Lynda’s post this week about her visit to the girls’ shelter was lovely. She planted seeds and saw potential, and it had a profound effect on her.
The girls reminded me of my own students—past and present—some of whom board the school bus each morning in front of the neighborhood homeless shelter.
The girls reminded me of my students who are able to write things in their dialogue journals that they would never be able to talk about face-to-face.
They reminded me of Blanca, a 4th grader whose mother was left behind in El Salvador. I gave Blanca a journal of her own one day and told her to write whatever she wanted to—in Spanish or in English—and that it was not for a grade, but only for her. She never showed me what she wrote, but she would let me know when one journal was filled and I would give her another.
There is a 2nd grade boy at my school who pops into the library at least twice per day—once before school, once right after school, and sometimes on his way to and from recess. He is, hands-down, our most loyal customer. Although he is a struggling reader, he is undaunted by words—spoken or written. His voice has only one volume setting: Really Loud. When he talks, he scarcely takes time to breathe. Despite his disheveled appearance and rocky home life, he takes excellent care of his library books.
When I found out that one of his all-time favorite books is a picture book called Wink, The Ninja Who Wanted To Be Noticed, by J.C. Phillipps (Viking, 2009), I suggested that he write to Ms. Phillipps (who happens to be one of my long-time critique partners). So he did. And so did she.
Not only did she answer his letter and send him a signed bookmark, but she also sent a copy of her second book, Wink, the Ninja Who Wanted to Nap. She wrote a note for him inside the book and drew him a little ninja Wink on the page. He was speechless. It is the first brand-new hardback book that he has ever owned.
A few days later, he brought in a tattered copy of a Sponge Bob paperback. When we saw that it wasn’t a library book, we tried to give it back to him. But he wouldn’t take it. He said that it used to be his favorite book, and now he wants to keep it in the library in case other kids might like to read it.
The world of children’s literature is an amazingly giving place.

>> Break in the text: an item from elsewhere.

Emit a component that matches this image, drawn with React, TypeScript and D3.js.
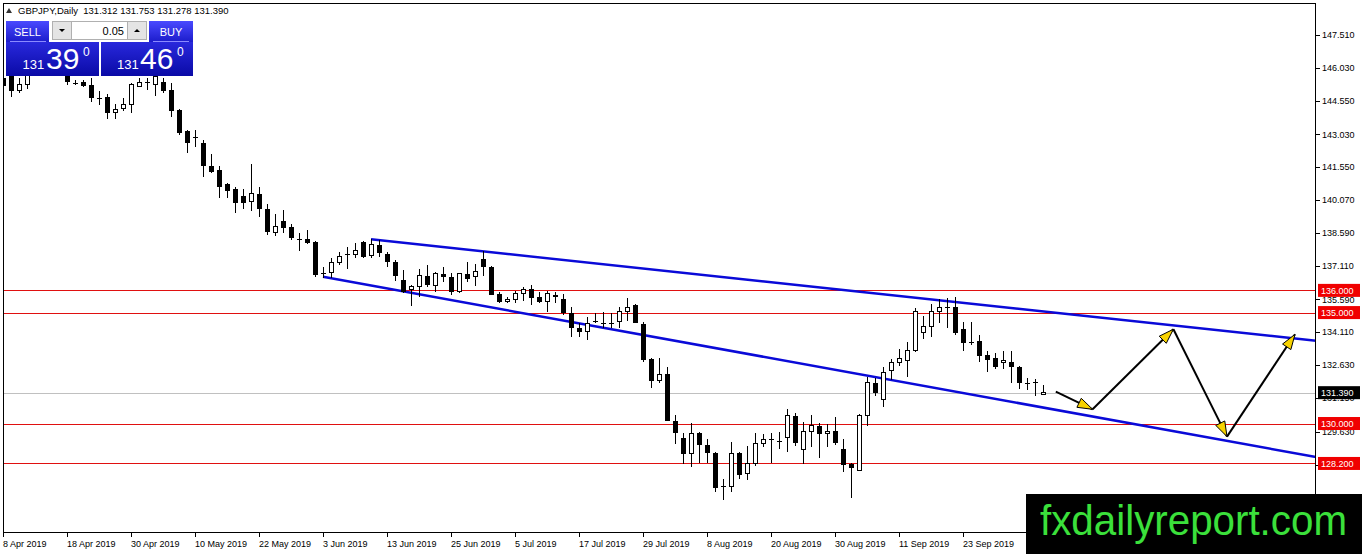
import * as d3 from "d3";

// GBPJPY daily bars, 8 Apr 2019 onwards
const openP = [
  145.57, 145.66, 144.99, 145.26, 145.85, 146.25, 146.1, 146.4, 145.7, 145.35,
  145.39, 145.26, 144.67, 144.72, 144.0, 144.18, 144.4, 145.21, 145.35, 145.3,
  145.39, 145.03, 144.13, 143.19, 142.9, 142.65, 141.61, 141.43, 140.8, 140.57,
  140.26, 139.99, 140.35, 139.67, 138.63, 139.13, 138.86, 138.32, 138.32, 138.18,
  136.78, 136.79, 137.24, 137.6, 137.6, 138.18, 137.55, 138.05, 137.64, 137.28,
  136.47, 136.02, 136.16, 136.65, 136.2, 136.74, 136.61, 135.93, 136.74, 136.61,
  137.42, 137.06, 135.84, 135.48, 135.61, 135.88, 136.06, 135.7, 135.52, 135.79,
  135.61, 134.98, 134.31, 134.13, 134.62, 134.53, 134.55, 134.62, 135.03, 135.34,
  134.49, 132.91, 131.96, 132.23, 130.12, 129.35, 128.63, 129.57, 129.03, 128.67,
  127.18, 127.14, 128.67, 127.73, 128.18, 129.12, 129.26, 129.21, 129.35, 130.34,
  128.85, 129.62, 129.89, 129.53, 129.66, 128.85, 128.18, 127.86, 130.34, 131.83,
  131.06, 132.37, 132.77, 132.82, 133.27, 134.08, 134.35, 135.07, 135.24, 135.25,
  134.26, 133.68, 133.72, 133.09, 132.96, 132.73, 132.77, 132.55, 131.83, 131.87,
  131.312,
];
const highP = [
  145.75, 145.94, 145.57, 146.0, 146.45, 146.7, 146.6, 146.62, 145.8, 145.48,
  145.48, 145.57, 144.99, 144.85, 144.4, 144.67, 145.35, 145.57, 145.57, 145.85,
  145.57, 145.35, 144.18, 143.23, 143.23, 142.78, 142.15, 141.61, 140.82, 140.66,
  140.57, 141.7, 140.66, 139.9, 139.45, 139.63, 138.99, 138.59, 138.72, 138.23,
  137.06, 137.46, 137.73, 137.96, 138.14, 138.23, 138.32, 138.27, 137.73, 137.37,
  136.92, 136.25, 136.97, 137.15, 136.83, 137.06, 136.79, 136.79, 137.28, 137.19,
  137.78, 137.1, 135.93, 135.7, 135.97, 136.16, 136.25, 135.93, 135.97, 135.93,
  135.84, 135.25, 134.53, 134.8, 134.98, 135.03, 134.98, 135.25, 135.66, 135.39,
  134.58, 132.96, 132.96, 132.55, 130.39, 129.57, 130.03, 129.6, 129.3, 128.7,
  127.5, 129.17, 128.72, 128.99, 129.57, 129.53, 129.57, 129.62, 130.66, 130.48,
  130.07, 130.39, 130.03, 129.98, 130.3, 129.3, 128.2, 130.43, 132.1, 132.05,
  132.55, 132.91, 133.36, 133.68, 135.21, 134.85, 135.39, 135.61, 135.66, 135.7,
  134.58, 134.58, 133.99, 133.27, 133.18, 133.27, 133.27, 132.57, 132.05, 132.01,
  131.753,
];
const lowP = [
  145.03, 144.72, 144.9, 145.08, 145.78, 145.95, 145.92, 145.8, 145.26, 145.26,
  145.17, 144.49, 144.36, 143.73, 143.73, 144.09, 144.0, 145.17, 145.03, 144.76,
  144.9, 143.82, 143.01, 142.19, 142.46, 141.11, 141.29, 140.17, 140.17, 139.49,
  139.67, 139.58, 139.31, 138.5, 138.45, 138.59, 138.27, 137.78, 138.09, 136.61,
  136.56, 136.56, 137.15, 136.97, 137.46, 137.46, 137.46, 137.51, 137.06, 136.43,
  135.88, 135.3, 135.7, 136.16, 135.93, 136.38, 135.79, 135.88, 136.38, 136.2,
  136.65, 135.79, 135.43, 135.43, 135.43, 135.52, 135.34, 135.43, 135.03, 135.43,
  134.89, 133.9, 133.9, 133.77, 134.53, 134.31, 134.31, 134.31, 134.62, 134.53,
  132.77, 131.6, 131.83, 130.1, 129.08, 128.18, 128.04, 128.22, 128.22, 126.92,
  126.55, 126.92, 127.5, 127.46, 128.09, 128.94, 128.22, 128.85, 128.72, 128.99,
  128.18, 128.94, 128.45, 128.94, 129.03, 127.82, 126.65, 127.84, 129.89, 131.24,
  130.75, 131.96, 132.59, 132.1, 133.22, 133.81, 133.9, 134.53, 134.31, 133.99,
  133.27, 133.54, 132.77, 132.32, 132.46, 132.46, 131.83, 131.56, 131.51, 131.24,
  131.278,
];
const closeP = [
  145.21, 144.99, 145.26, 145.85, 146.25, 146.1, 146.4, 145.86, 145.39, 145.33,
  145.21, 144.67, 144.65, 144.0, 144.13, 144.4, 145.26, 145.35, 145.37, 145.62,
  144.99, 144.09, 143.1, 142.65, 142.92, 141.61, 141.34, 140.66, 140.48, 139.94,
  139.94, 140.35, 139.67, 138.63, 138.9, 138.81, 138.36, 138.3, 138.14, 136.7,
  136.8, 137.24, 137.51, 137.62, 137.78, 137.51, 138.05, 137.69, 137.28, 136.65,
  135.93, 136.16, 136.65, 136.25, 136.74, 136.61, 135.93, 136.74, 136.52, 136.83,
  137.06, 135.79, 135.48, 135.61, 135.84, 136.06, 135.66, 135.48, 135.88, 135.7,
  134.98, 134.31, 134.13, 134.53, 134.6, 134.55, 134.53, 135.03, 135.25, 134.53,
  132.86, 131.92, 132.23, 130.12, 129.57, 128.63, 129.53, 129.03, 128.67, 127.1,
  127.2, 128.67, 127.68, 128.22, 129.12, 129.3, 129.28, 129.23, 130.34, 129.12,
  129.62, 129.89, 129.53, 129.66, 129.12, 128.13, 128.0, 130.34, 131.83, 131.38,
  132.32, 132.77, 132.91, 133.27, 135.07, 134.35, 135.07, 135.21, 135.26, 134.08,
  133.63, 133.66, 133.05, 132.86, 132.55, 132.86, 132.55, 131.83, 131.81, 131.85,
  131.39,
];

const dateLabels = [
  "8 Apr 2019", "18 Apr 2019", "30 Apr 2019", "10 May 2019", "22 May 2019",
  "3 Jun 2019", "13 Jun 2019", "25 Jun 2019", "5 Jul 2019", "17 Jul 2019",
  "29 Jul 2019", "8 Aug 2019", "20 Aug 2019", "30 Aug 2019", "11 Sep 2019",
  "23 Sep 2019",
];
const labelEvery = 8; // bars between date labels

const priceTicks = [
  147.51, 146.03, 144.55, 143.03, 141.55, 140.07, 138.59, 137.11, 135.59,
  134.11, 132.63, 131.15, 129.63, 128.15, 126.67,
];
const levels = [136.0, 135.0, 130.0, 128.2];
const lastPrice = 131.39;

// channel anchors (bar index, price)
const upperChannel = [
  { bar: 46, price: 138.3 },
  { bar: 164.1, price: 133.73 },
];
const lowerChannel = [
  { bar: 40, price: 136.61 },
  { bar: 164.1, price: 128.49 },
];
// forecast zig-zag drawn with arrows
const forecast = [
  { bar: 131.6, price: 131.44 },
  { bar: 136.2, price: 130.64 },
  { bar: 146.3, price: 134.25 },
  { bar: 153.0, price: 129.41 },
  { bar: 161.5, price: 134.02 },
];

const W = 1362;
const H = 554;
const plot = { left: 3, top: 3, right: 1316, bottom: 533 };
const font = "'Liberation Sans', Arial, sans-serif";

function ArrowHead({ x1, y1, x2, y2 }: { x1: number; y1: number; x2: number; y2: number }) {
  const a = Math.atan2(y2 - y1, x2 - x1);
  const len = 15;
  const hw = 5;
  const bx = x2 - len * Math.cos(a);
  const by = y2 - len * Math.sin(a);
  const px = -Math.sin(a) * hw;
  const py = Math.cos(a) * hw;
  const pts = `${x2},${y2} ${bx + px},${by + py} ${bx - px},${by - py}`;
  return <polygon points={pts} fill="#f7d200" stroke="#000" strokeWidth={1} />;
}

export default function App() {
  const x = d3.scaleLinear().domain([0, 130]).range([3, 1043]);
  const y = d3.scaleLinear().domain([147.51, 131.15]).range([35, 398]);
  const bars = d3.range(openP.length);

  const ray = (pts: { bar: number; price: number }[]) => {
    const f = d3.scaleLinear().domain([pts[0].bar, pts[1].bar]).range([pts[0].price, pts[1].price]);
    const endBar = x.invert(plot.right);
    return { x1: x(pts[0].bar), y1: y(pts[0].price), x2: x(endBar), y2: y(f(endBar)) };
  };
  const up = ray(upperChannel);
  const lo = ray(lowerChannel);

  const fc = forecast.map((d) => [x(d.bar), y(d.price)]);

  return (
    <svg
      width={W}
      height={H}
      style={{ position: "absolute", left: 0, top: 0, fontFamily: font }}
    >
      <defs>
        <linearGradient id="btn" x1="0" y1="0" x2="0" y2="1">
          <stop offset="0" stopColor="#4a4aff" />
          <stop offset="1" stopColor="#1a1ac8" />
        </linearGradient>
        <linearGradient id="px" x1="0" y1="0" x2="0" y2="1">
          <stop offset="0" stopColor="#2828dc" />
          <stop offset="1" stopColor="#0a0aa6" />
        </linearGradient>
        <clipPath id="plotClip">
          <rect x={plot.left} y={plot.top} width={plot.right - plot.left} height={plot.bottom - plot.top} />
        </clipPath>
      </defs>
      <rect width={W} height={H} fill="#fff" />

      <g clipPath="url(#plotClip)">
        {/* horizontal levels */}
        {levels.map((l) => (
          <line key={l} x1={plot.left} x2={plot.right} y1={Math.round(y(l)) + 0.5} y2={Math.round(y(l)) + 0.5} stroke="#e01010" strokeWidth={1} />
        ))}
        <line x1={plot.left} x2={plot.right} y1={Math.round(y(lastPrice)) + 0.5} y2={Math.round(y(lastPrice)) + 0.5} stroke="#c0c0c0" strokeWidth={1} />

        {/* channel */}
        <line {...up} stroke="#0a0ad8" strokeWidth={2.5} />
        <line {...lo} stroke="#0a0ad8" strokeWidth={2.5} />

        {/* candles */}
        <g shapeRendering="crispEdges">
          {bars.map((i) => {
            const cx = Math.round(x(i)) + 0.5;
            const o = openP[i];
            const c = closeP[i];
            const top = y(Math.max(o, c));
            const bot = y(Math.min(o, c));
            const bear = c < o;
            return (
              <g key={i}>
                <line x1={cx} x2={cx} y1={y(highP[i])} y2={y(lowP[i])} stroke="#000" strokeWidth={1} />
                {bot - top < 1.5 ? (
                  <line x1={cx - 2.5} x2={cx + 2.5} y1={Math.round(top) + 0.5} y2={Math.round(top) + 0.5} stroke="#000" strokeWidth={1} />
                ) : bear ? (
                  <rect x={cx - 2.5} y={top} width={5} height={bot - top} fill="#000" />
                ) : (
                  <rect x={cx - 2} y={top} width={4} height={bot - top} fill="#fff" stroke="#000" strokeWidth={1} />
                )}
              </g>
            );
          })}
        </g>

        {/* forecast arrows */}
        {fc.slice(1).map((p, k) => (
          <line key={"l" + k} x1={fc[k][0]} y1={fc[k][1]} x2={p[0]} y2={p[1]} stroke="#000" strokeWidth={2} />
        ))}
        {fc.slice(1).map((p, k) => (
          <ArrowHead key={"h" + k} x1={fc[k][0]} y1={fc[k][1]} x2={p[0]} y2={p[1]} />
        ))}
      </g>

      {/* frame */}
      <rect
        x={plot.left + 0.5}
        y={plot.top + 0.5}
        width={plot.right - plot.left - 1}
        height={plot.bottom - plot.top - 1}
        fill="none"
        stroke="#000"
        strokeWidth={1}
        shapeRendering="crispEdges"
      />

      {/* price axis */}
      {priceTicks.map((t) => (
        <g key={t}>
          <line x1={plot.right} x2={plot.right + 4} y1={Math.round(y(t)) + 0.5} y2={Math.round(y(t)) + 0.5} stroke="#000" />
          <text x={plot.right + 6} y={y(t)} dy="0.35em" fontSize={9} fill="#000">
            {t.toFixed(3)}
          </text>
        </g>
      ))}
      {levels.map((l) => (
        <g key={"lab" + l}>
          <rect x={plot.right + 2} y={y(l) - 6.5} width={42} height={13} fill="#f00000" />
          <text x={plot.right + 5} y={y(l)} dy="0.35em" fontSize={9} fill="#fff">
            {l.toFixed(3)}
          </text>
        </g>
      ))}
      <rect x={plot.right + 2} y={y(lastPrice) - 6.5} width={42} height={13} fill="#000" />
      <text x={plot.right + 5} y={y(lastPrice)} dy="0.35em" fontSize={9} fill="#fff">
        {lastPrice.toFixed(3)}
      </text>

      {/* time axis */}
      {dateLabels.map((d, k) => {
        const tx = Math.round(x(k * labelEvery)) + 0.5;
        return (
          <g key={d}>
            <line x1={tx} x2={tx} y1={plot.bottom} y2={plot.bottom + 4} stroke="#000" />
            <text x={tx - 0.5} y={547} fontSize={9} fill="#000">
              {d}
            </text>
          </g>
        );
      })}

      {/* header */}
      <path d="M6,13 L12,13 L9,8 Z" fill="#333" />
      <text x={18} y={14} fontSize={9.5} fill="#000" xmlSpace="preserve">
        {"GBPJPY,Daily  131.312 131.753 131.278 131.390"}
      </text>

      {/* one-click trading panel */}
      <rect x={6} y={21} width={43} height={22} fill="url(#btn)" />
      <rect x={6} y={42} width={93} height={34} fill="url(#px)" />
      <rect x={149} y={21} width={44} height={22} fill="url(#btn)" />
      <rect x={101} y={42} width={92} height={34} fill="url(#px)" />
      <line x1={10} x2={46} y1={41.5} y2={41.5} stroke="#8a8aff" />
      <line x1={153} x2={189} y1={41.5} y2={41.5} stroke="#8a8aff" />
      <text x={27.5} y={36} fontSize={11} fill="#fff" textAnchor="middle">SELL</text>
      <text x={171} y={36} fontSize={11} fill="#fff" textAnchor="middle">BUY</text>
      <rect x={52.5} y={21.5} width={19} height={18} fill="#e4e4e4" stroke="#b0b0b0" />
      <rect x={71.5} y={21.5} width={56} height={18} fill="#fff" stroke="#b0b0b0" />
      <rect x={127.5} y={21.5} width={19} height={18} fill="#e4e4e4" stroke="#b0b0b0" />
      <path d="M59,29 L65,29 L62,32 Z" fill="#000" />
      <path d="M134,32 L140,32 L137,29 Z" fill="#000" />
      <text x={124} y={35} fontSize={11} fill="#000" textAnchor="end">0.05</text>
      <text x={22.5} y={69} fontSize={13} fill="#fff">131</text>
      <text x={46} y={69} fontSize={30} fill="#fff">39</text>
      <text x={83} y={56} fontSize={12} fill="#fff">0</text>
      <text x={117} y={69} fontSize={13} fill="#fff">131</text>
      <text x={140} y={69} fontSize={30} fill="#fff">46</text>
      <text x={177} y={56} fontSize={12} fill="#fff">0</text>

      {/* watermark */}
      <rect x={1026} y={494} width={W - 1026} height={H - 494} fill="#000" />
      <text
        x={1040}
        y={535}
        fontSize={42}
        fill="#3be03b"
        textLength={307}
        lengthAdjust="spacingAndGlyphs"
      >
        fxdailyreport.com
      </text>
    </svg>
  );
}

I tend to get caught up in the idea that giving stops with the receiver. I forget sometimes that giving is wonderfully contagious. It can transform recipient into giver in ways we might never imagine.
Yes, Lynda inspired those girls to find their voices and put pen to paper. And yes, they gave something back to her–an appreciation for the things in life that we often take for granted. But the girl with the spark in her eyes, with the idea for a story–to whom will she pass on the gift of inspiration? To a classmate this week? To her own child years from now? Or maybe it will be to an auditorium filled with hopeful writers that remind her of herself on the day that Lynda came to speak.
Wishing all of you wondrous, contagious gifts this season!